The MACS gametocyte enrichment method is simple, rapid and has been used extensively to concentrate gametocytes for purposes other than mosquito infection [23]. In the current experiments, MACS gave repeatedly high infection intensities compared to control and was, therefore, studied in more detail to test its ability to concentrate gametocytes from input material with low gametocyte concentrations. For this purpose, saturation of columns forms a concern in MACS procedures. The current study shows that the saturation point of the MACS was not reached when using a relatively large volume of 9000 µL of blood with an estimated number of 9,000,000 gametocytes (at 1000/µL). As previously shown, a reduction in flow rate through the MACS column could enhance the yield of Plasmodium berghei ookinetes [33], but no significant difference was observed when the flow rate was reduced by ~1.5 times, with a 23G needle compared to the 21G needle (Additional file 2: Figure S2). Nevertheless, further alteration of the flow rate may increase the efficiency of first pass column binding, and should therefore be investigated in future studies.

Previously, it has been reported that magnetic fields may affect parasite viability by compromising the growth of asexual P. falciparum forms [34]. This may relate to inhibition of polymerization of haem into haemozoin, and organelle damage due to the oscillation of haemozoin. In the current study, the magnetic field induced by the MACS appears to have limited impact on gametocyte fitness. Furthermore, no increase in infectivity was observed when concentrated gametocytes after MACS are brought back into culture for 24 h, whilst the risk of contamination was considerable (unpublished findings). In addition, handling time, stress and temperature drops during sample transfer may also impact gametocyte infectivity.

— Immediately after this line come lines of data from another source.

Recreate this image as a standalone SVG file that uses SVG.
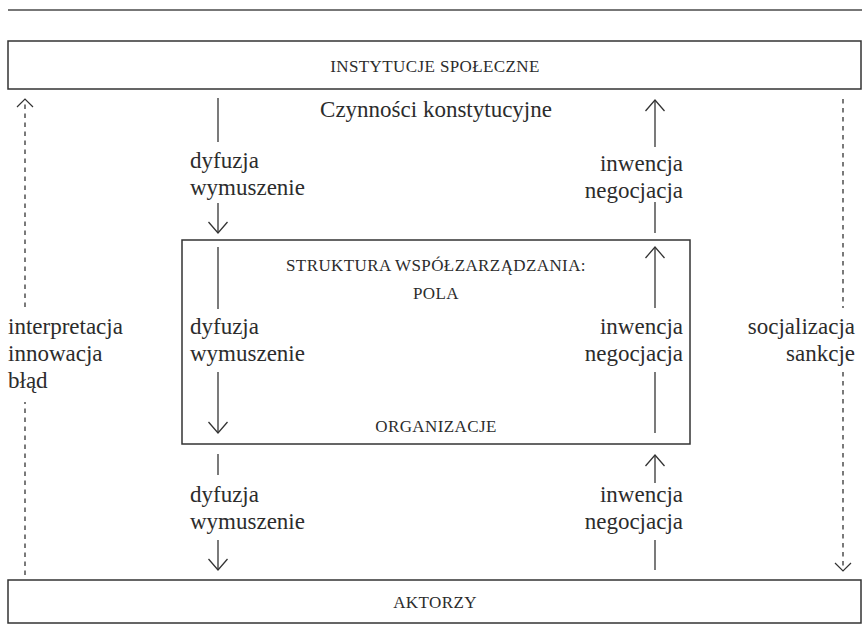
<svg xmlns="http://www.w3.org/2000/svg" width="864" height="642" viewBox="0 0 864 642">
<defs>
<style>
.box{fill:#fff;stroke:#333;stroke-width:1.5}
.ln{stroke:#333;stroke-width:1.3;fill:none}
.dash{stroke:#333;stroke-width:1.3;fill:none;stroke-dasharray:4.5 4.5}
.t{font-family:"Liberation Serif","Times New Roman",serif;font-size:23px;fill:#2c2c2c}
.sc{font-family:"Liberation Serif","Times New Roman",serif;font-size:17px;letter-spacing:0.4px;fill:#2c2c2c}
.m{text-anchor:middle}
.e{text-anchor:end}
</style>
<marker id="arr" viewBox="-12 -11 14 22" markerWidth="14" markerHeight="22" refX="0" refY="0" orient="auto" markerUnits="userSpaceOnUse">
<path d="M-11,-9.5 L0,0 L-11,9.5" fill="none" stroke="#333" stroke-width="1.3"/>
</marker>
<marker id="arrs" viewBox="-12 -11 14 22" markerWidth="14" markerHeight="22" refX="0" refY="0" orient="auto" markerUnits="userSpaceOnUse">
<path d="M-8,-8 L0,0 L-8,8" fill="none" stroke="#333" stroke-width="1.2"/>
</marker>
</defs>
<rect width="864" height="642" fill="#fff"/>
<line x1="8" y1="10" x2="862" y2="10" stroke="#777" stroke-width="2"/>

<g id="instytucje">
<rect class="box" x="8" y="41" width="853" height="48"/>
<text class="sc m" x="435" y="72">INSTYTUCJE SPOŁECZNE</text>
</g>
<g id="czynnosci">
<text class="t m" x="436" y="117">Czynności konstytucyjne</text>
</g>
<g id="struktura">
<rect class="box" x="182" y="240" width="508" height="204"/>
<text class="sc m" x="436" y="271">STRUKTURA WSPÓŁZARZĄDZANIA:</text>
<text class="sc m" x="436" y="299">POLA</text>
<text class="sc m" x="436" y="432">ORGANIZACJE</text>
</g>
<g id="aktorzy">
<rect class="box" x="8" y="580" width="853" height="43"/>
<text class="sc m" x="435" y="608">AKTORZY</text>
</g>

<g id="connectors">
<line class="dash" x1="25" y1="575" x2="25" y2="402"/>
<line class="dash" x1="25" y1="307" x2="25" y2="99" marker-end="url(#arrs)"/>
<line class="dash" x1="843" y1="99" x2="843" y2="308"/>
<line class="dash" x1="843" y1="372" x2="843" y2="571" marker-end="url(#arrs)"/>

<line class="ln" x1="218" y1="98" x2="218" y2="142"/>
<line class="ln" x1="218" y1="203" x2="218" y2="233" marker-end="url(#arr)"/>
<line class="ln" x1="218" y1="247" x2="218" y2="309"/>
<line class="ln" x1="218" y1="372" x2="218" y2="433" marker-end="url(#arr)"/>
<line class="ln" x1="218" y1="454" x2="218" y2="475"/>
<line class="ln" x1="218" y1="540" x2="218" y2="570" marker-end="url(#arr)"/>

<line class="ln" x1="655" y1="147" x2="655" y2="100" marker-end="url(#arr)"/>
<line class="ln" x1="655" y1="233" x2="655" y2="202"/>
<line class="ln" x1="655" y1="308" x2="655" y2="247" marker-end="url(#arr)"/>
<line class="ln" x1="655" y1="433" x2="655" y2="372"/>
<line class="ln" x1="655" y1="483" x2="655" y2="455" marker-end="url(#arr)"/>
<line class="ln" x1="655" y1="570" x2="655" y2="540"/>
</g>

<g id="labels">
<text class="t" x="190" y="168">dyfuzja</text>
<text class="t" x="190" y="195">wymuszenie</text>
<text class="t" x="190" y="334">dyfuzja</text>
<text class="t" x="190" y="361">wymuszenie</text>
<text class="t" x="190" y="502">dyfuzja</text>
<text class="t" x="190" y="529">wymuszenie</text>

<text class="t e" x="683" y="171">inwencja</text>
<text class="t e" x="683" y="198">negocjacja</text>
<text class="t e" x="683" y="334">inwencja</text>
<text class="t e" x="683" y="361">negocjacja</text>
<text class="t e" x="683" y="502">inwencja</text>
<text class="t e" x="683" y="529">negocjacja</text>

<text class="t" x="8" y="334">interpretacja</text>
<text class="t" x="8" y="361">innowacja</text>
<text class="t" x="8" y="388">błąd</text>

<text class="t e" x="855" y="334">socjalizacja</text>
<text class="t e" x="855" y="361">sankcje</text>
</g>
</svg>
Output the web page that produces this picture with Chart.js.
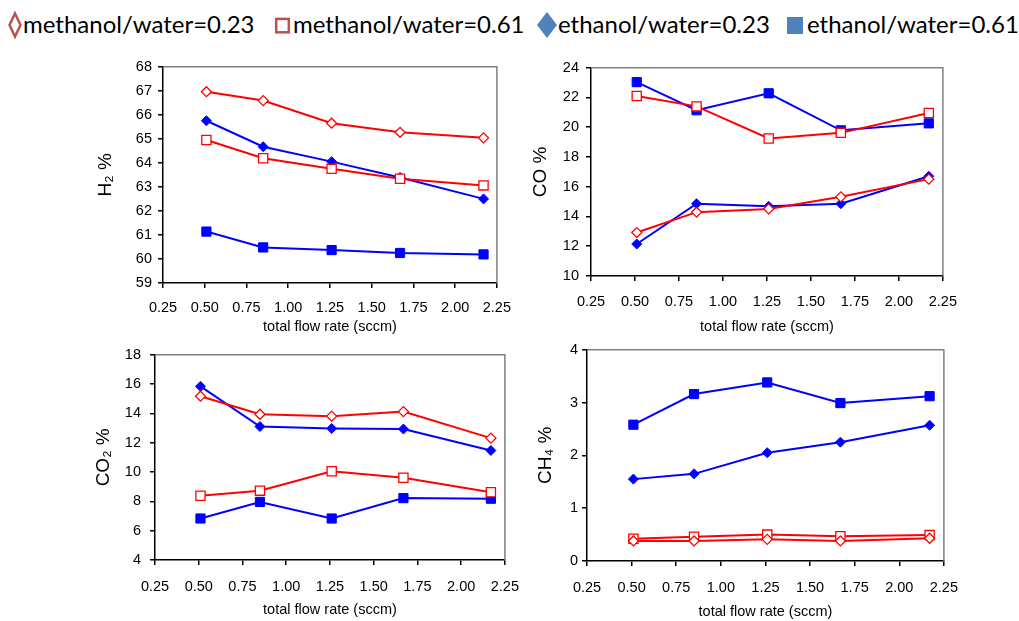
<!DOCTYPE html>
<html>
<head>
<meta charset="utf-8">
<script src="https://cdn.jsdelivr.net/npm/chart.js@4"></script>
<style>
  body { margin: 0; width: 1019px; height: 621px; background: #fff; position: relative; overflow: hidden; }
  .box { position: absolute; }
  .leg { position: absolute; top: 10px; font-family: Lato, sans-serif; font-size: 24px; line-height: 1.2; color: #000; white-space: nowrap; }
  #legendMarks { position: absolute; left: 0; top: 0; }
</style>
</head>
<body>

<svg id="legendMarks" width="1019" height="45">
  <polygon points="15,13.5 20.5,25 15,36.5 9.5,25" fill="none" stroke="#C0504D" stroke-width="2.5"/>
  <rect x="276.2" y="18.9" width="12.6" height="13.4" fill="none" stroke="#C0504D" stroke-width="2.5"/>
  <polygon points="547,12 557,25 547,38 537,25" fill="#4F81BD"/>
  <rect x="787" y="17" width="16" height="17" fill="#4F81BD"/>
</svg>
<div class="leg" style="left:23px">methanol/water=0.23</div>
<div class="leg" style="left:293px">methanol/water=0.61</div>
<div class="leg" style="left:558px">ethanol/water=0.23</div>
<div class="leg" style="left:807px">ethanol/water=0.61</div>

<div class="box" style="left:93px;top:52px;width:429px;height:291px"><canvas id="h2Chart"></canvas></div>
<div class="box" style="left:521px;top:52px;width:448px;height:284px"><canvas id="coChart"></canvas></div>
<div class="box" style="left:85px;top:337px;width:447px;height:283px"><canvas id="co2Chart"></canvas></div>
<div class="box" style="left:517px;top:337px;width:454px;height:284px"><canvas id="ch4Chart"></canvas></div>

<script>
// total flow rate (sccm)
const flowRate = [0.51, 0.85, 1.26, 1.67, 2.17];
const xTicks = [0.25, 2.25, 0.25]; // min, max, step

// H2 %
const h2MeOH023 = [66.96, 66.59, 65.65, 65.27, 65.04];
const h2MeOH061 = [64.95, 64.19, 63.75, 63.34, 63.06];
const h2EtOH023 = [65.75, 64.67, 64.05, 63.39, 62.50];
const h2EtOH061 = [61.14, 60.48, 60.37, 60.25, 60.19];
const h2Ticks = [59, 68, 1];

// CO %
const coMeOH023 = [12.92, 14.29, 14.51, 15.32, 16.51];
const coMeOH061 = [22.10, 21.40, 19.24, 19.62, 20.96];
const coEtOH023 = [12.15, 14.86, 14.68, 14.86, 16.70];
const coEtOH061 = [23.03, 21.14, 22.28, 19.79, 20.26];
const coTicks = [10, 24, 2];

// CO2 %
const co2MeOH023 = [15.17, 13.94, 13.81, 14.12, 12.31];
const co2MeOH061 = [8.38, 8.73, 10.05, 9.61, 8.62];
const co2EtOH023 = [15.84, 13.10, 12.97, 12.93, 11.47];
const co2EtOH061 = [6.83, 7.96, 6.83, 8.22, 8.18];
const co2Ticks = [4, 18, 2];

// CH4 %
const ch4MeOH023 = [0.38, 0.38, 0.41, 0.38, 0.43];
const ch4MeOH061 = [0.42, 0.46, 0.50, 0.47, 0.49];
const ch4EtOH023 = [1.55, 1.65, 2.05, 2.25, 2.57];
const ch4EtOH061 = [2.58, 3.16, 3.38, 2.99, 3.12];
const ch4Ticks = [0, 4, 1];

const seriesNames = ['methanol/water=0.23', 'methanol/water=0.61', 'ethanol/water=0.23', 'ethanol/water=0.61'];

const RED = '#FF0000';
const BLUE = '#0000FF';
const tickFont = { family: 'Liberation Sans, Arial, sans-serif', size: 14.5 };

// grey top and right edges of the plot box
const framePlugin = {
  id: 'frame',
  beforeDatasetsDraw(chart) {
    const { ctx, chartArea: a } = chart;
    ctx.save();
    ctx.strokeStyle = '#808080';
    ctx.lineWidth = 1.5;
    ctx.beginPath();
    ctx.moveTo(a.left, a.top);
    ctx.lineTo(a.right, a.top);
    ctx.lineTo(a.right, a.bottom);
    ctx.stroke();
    ctx.restore();
  }
};

function series(label, values, color, shape, filled) {
  const isSquare = shape === 'rect';
  return {
    label: label,
    data: flowRate.map((x, i) => ({ x: x, y: values[i] })),
    borderColor: color,
    borderWidth: 2,
    tension: 0,
    pointStyle: shape,
    pointRadius: isSquare ? 6.5 : 5,
    pointBackgroundColor: filled ? color : '#fff',
    pointBorderColor: color,
    pointBorderWidth: filled ? 1 : 1.3
  };
}

function makeChart(id, yTitle, yTicks, m023, m061, e023, e061, p) {
  new Chart(document.getElementById(id), {
    type: 'line',
    data: {
      datasets: [
        series(seriesNames[0], m023, RED, 'rectRot', false),
        series(seriesNames[1], m061, RED, 'rect', false),
        series(seriesNames[2], e023, BLUE, 'rectRot', true),
        series(seriesNames[3], e061, BLUE, 'rect', true)
      ]
    },
    options: {
      responsive: true,
      maintainAspectRatio: false,
      animation: false,
      layout: { padding: { left: 0, top: 12, right: 25, bottom: 0 } },
      plugins: {
        legend: { display: false },
        tooltip: { enabled: false }
      },
      scales: {
        x: {
          type: 'linear',
          min: xTicks[0],
          max: xTicks[1],
          afterFit: s => { s.height = 60; },
          ticks: {
            stepSize: xTicks[2],
            padding: p.xPad,
            color: '#000',
            font: tickFont,
            maxRotation: 0,
            autoSkip: false,
            callback: v => v.toFixed(2)
          },
          grid: { display: true, drawOnChartArea: false, drawTicks: true, tickLength: 5, color: '#000', lineWidth: 1.5 },
          border: { display: true, color: '#000', width: 1.5 },
          title: {
            display: true,
            text: 'total flow rate (sccm)',
            color: '#000',
            font: tickFont,
            padding: { top: 0, bottom: p.xTitlePad }
          }
        },
        y: {
          type: 'linear',
          min: yTicks[0],
          max: yTicks[1],
          afterFit: s => { s.width = 70; },
          ticks: {
            stepSize: yTicks[2],
            padding: p.yPad,
            color: '#000',
            font: tickFont
          },
          grid: { display: true, drawOnChartArea: false, drawTicks: true, tickLength: 5, color: '#000', lineWidth: 1.5 },
          border: { display: true, color: '#000', width: 1.5 },
          title: {
            display: true,
            text: yTitle,
            color: '#000',
            font: { family: 'Liberation Sans, Arial, sans-serif', size: 19 },
            padding: { top: p.yTitlePad, bottom: 0 }
          }
        }
      }
    },
    plugins: [framePlugin]
  });
}

makeChart('h2Chart', 'H\u2082 %', h2Ticks, h2MeOH023, h2MeOH061, h2EtOH023, h2EtOH061,
  { xPad: 11, xTitlePad: 7, yPad: 6, yTitlePad: 1 });
makeChart('coChart', 'CO %', coTicks, coMeOH023, coMeOH061, coEtOH023, coEtOH061,
  { xPad: 12, xTitlePad: 0, yPad: 7, yTitlePad: 8 });
makeChart('co2Chart', 'CO\u2082 %', co2Ticks, co2MeOH023, co2MeOH061, co2EtOH023, co2EtOH061,
  { xPad: 13, xTitlePad: 1, yPad: 9, yTitlePad: 7 });
makeChart('ch4Chart', 'CH\u2084 %', ch4Ticks, ch4MeOH023, ch4MeOH061, ch4EtOH023, ch4EtOH061,
  { xPad: 13, xTitlePad: 0, yPad: 4, yTitlePad: 17 });
</script>
</body>
</html>
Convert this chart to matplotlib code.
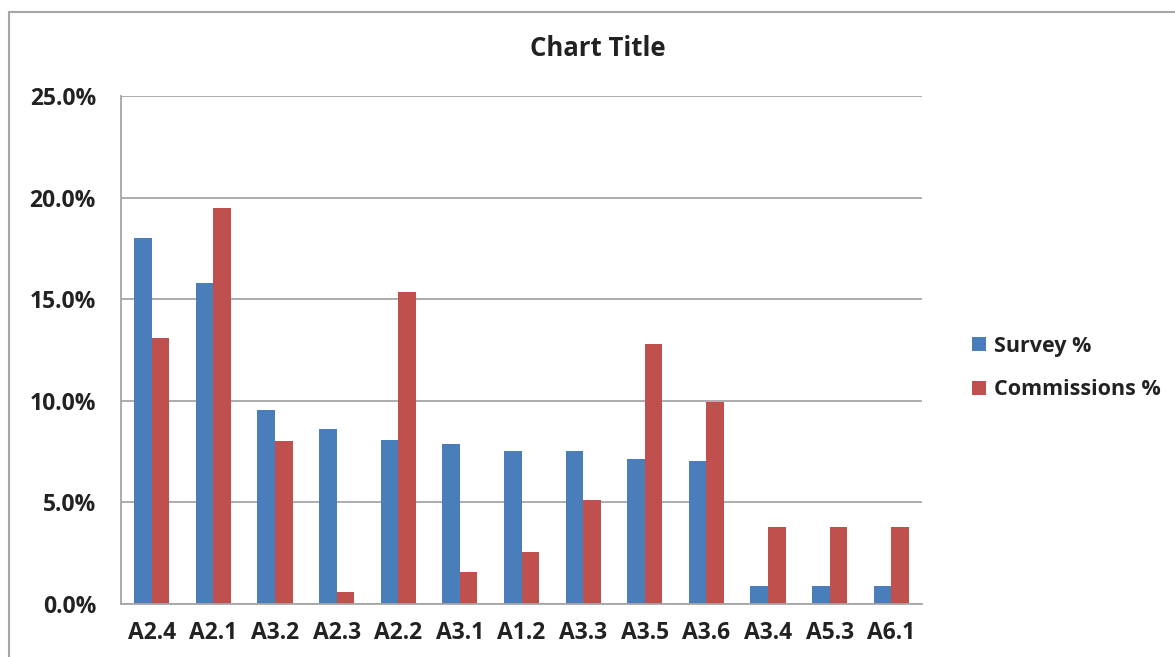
import matplotlib
matplotlib.use("Agg")
import matplotlib.pyplot as plt
import numpy as np
from matplotlib.patches import Rectangle
from matplotlib.ticker import FuncFormatter

categories = ["A2.4", "A2.1", "A3.2", "A2.3", "A2.2", "A3.1", "A1.2",
              "A3.3", "A3.5", "A3.6", "A3.4", "A5.3", "A6.1"]
survey_pct = [18.0, 15.8, 9.57, 8.61, 8.08, 7.89, 7.55,
              7.55, 7.14, 7.04, 0.91, 0.91, 0.91]
commissions_pct = [13.1, 19.5, 8.02, 0.61, 15.35, 1.56, 2.54,
                   5.11, 12.8, 9.95, 3.81, 3.81, 3.81]
y_ticks = [0, 5, 10, 15, 20, 25]

BLUE = "#4a7ebb"
RED = "#c0504d"
GRID = "#a6a6a6"
TEXT = "#222222"

plt.rcParams["font.family"] = ["Open Sans", "DejaVu Sans"]

W, H = 1175, 657
fig = plt.figure(figsize=(W / 100, H / 100), dpi=100)

# chart-area frame
fig.patches.append(Rectangle((9 / W, -0.05), 1.2, (H - 12) / H + 0.05,
                             transform=fig.transFigure, fill=False,
                             edgecolor="#a6a6a6", linewidth=1.5))

ax = fig.add_axes([121 / W, 1 - 604 / H, (922 - 121) / W, (604 - 96) / H])

x = np.arange(len(categories))
bw = 0.285
ax.bar(x - bw / 2, survey_pct, bw, color=BLUE, label="Survey %", zorder=3)
ax.bar(x + bw / 2, commissions_pct, bw, color=RED, label="Commissions %", zorder=3)

ax.set_xlim(-0.5, len(categories) - 0.5)
ax.set_ylim(0, 25)
ax.set_yticks(y_ticks)
ax.yaxis.set_major_formatter(FuncFormatter(lambda v, p: f"{v:.1f}%"))
ax.set_xticks(x)
ax.set_xticklabels(categories)
ax.grid(axis="y", color=GRID, linewidth=1.3, zorder=0)

for s in ["top", "right"]:
    ax.spines[s].set_visible(False)
for s in ["left", "bottom"]:
    ax.spines[s].set_color(GRID)
    ax.spines[s].set_linewidth(1.3)
ax.spines["bottom"].set_zorder(4)

ax.tick_params(axis="both", length=0, labelsize=16.5, colors=TEXT)
ax.tick_params(axis="y", pad=18)
ax.tick_params(axis="x", pad=12)
for lab in ax.get_xticklabels() + ax.get_yticklabels():
    lab.set_fontweight("bold")

fig.text(598 / W, 1 - 49 / H, "Chart Title", ha="center", va="center",
         fontsize=18.5, fontweight="bold", color=TEXT)

leg = fig.legend(loc="center left", bbox_to_anchor=(953 / W, 1 - 368 / H),
                 frameon=False, prop={"size": 15.5, "weight": "bold"},
                 handlelength=0.65, handleheight=0.65, handletextpad=0.35,
                 labelspacing=1.05)
for t in leg.get_texts():
    t.set_color(TEXT)

fig.savefig("out.png", dpi=100)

In the current study these factors appeared to have limited impact on gametocyte fitness and infectivity and the advantages of gametocyte concentration outweighed their potential detrimental effects.

No formal optimization of alternative gametocyte-enrichment protocols was undertaken in this study. The current experiments therefore do not preclude that assay optimizations may increase transmission success of the tested enrichment procedures. Furthermore, the number of replicates was limited in the current study and the inevitable variation in transmission outcomes in standard membrane feeding assays with cultured gametocytes [35] warrants caution when comparing feeders within or between experiments. In addition, the lower efficiency of Percoll and standard centrifugation in the other experiments are most likely due to the low enrichment of gametocytes as reflected by the PCR results. When considering the other concentration methods evaluated, the standard centrifugation was indeed attractive because of its simplicity. However, the absence of an unequivocal visual cell layer made it difficult to reproducibly obtain a well-defined layer of gametocytes. An additional potential disadvantage of density-dependent centrifugation is that it is unable to separate gametocytes from host white blood cells [21, 22]. As host white blood cells can interfere with the success rate of transmission in membrane-feeding assays, such cell contamination is undesirable and will require another step of filtration [36,37,38]. Trang et al. shows that the MACS purification removes approximately 94% of the white blood cells, in contrast to 0% white blood cell removal after Percoll gradient, or other density gradient separation such as Nycodenz [39].

Conclusions

The current study demonstrates that gametocyte purification by MACS concentrates gametocytes present at low density in whole blood samples whilst retaining their infectivity in membrane-feeding assays. Whilst current conclusions were based on a limited number of replicates, they formed the evidence base for the selection of a gametocyte enrichment method for a controlled human malaria infection study (CHMI) that aimed to induce (low-densities) gametocytes. In general, the methodology presented here may facilitate the use of blood samples from naturally or experimentally infected individuals to evaluate human host infectivity and malaria transmission-blocking interventions.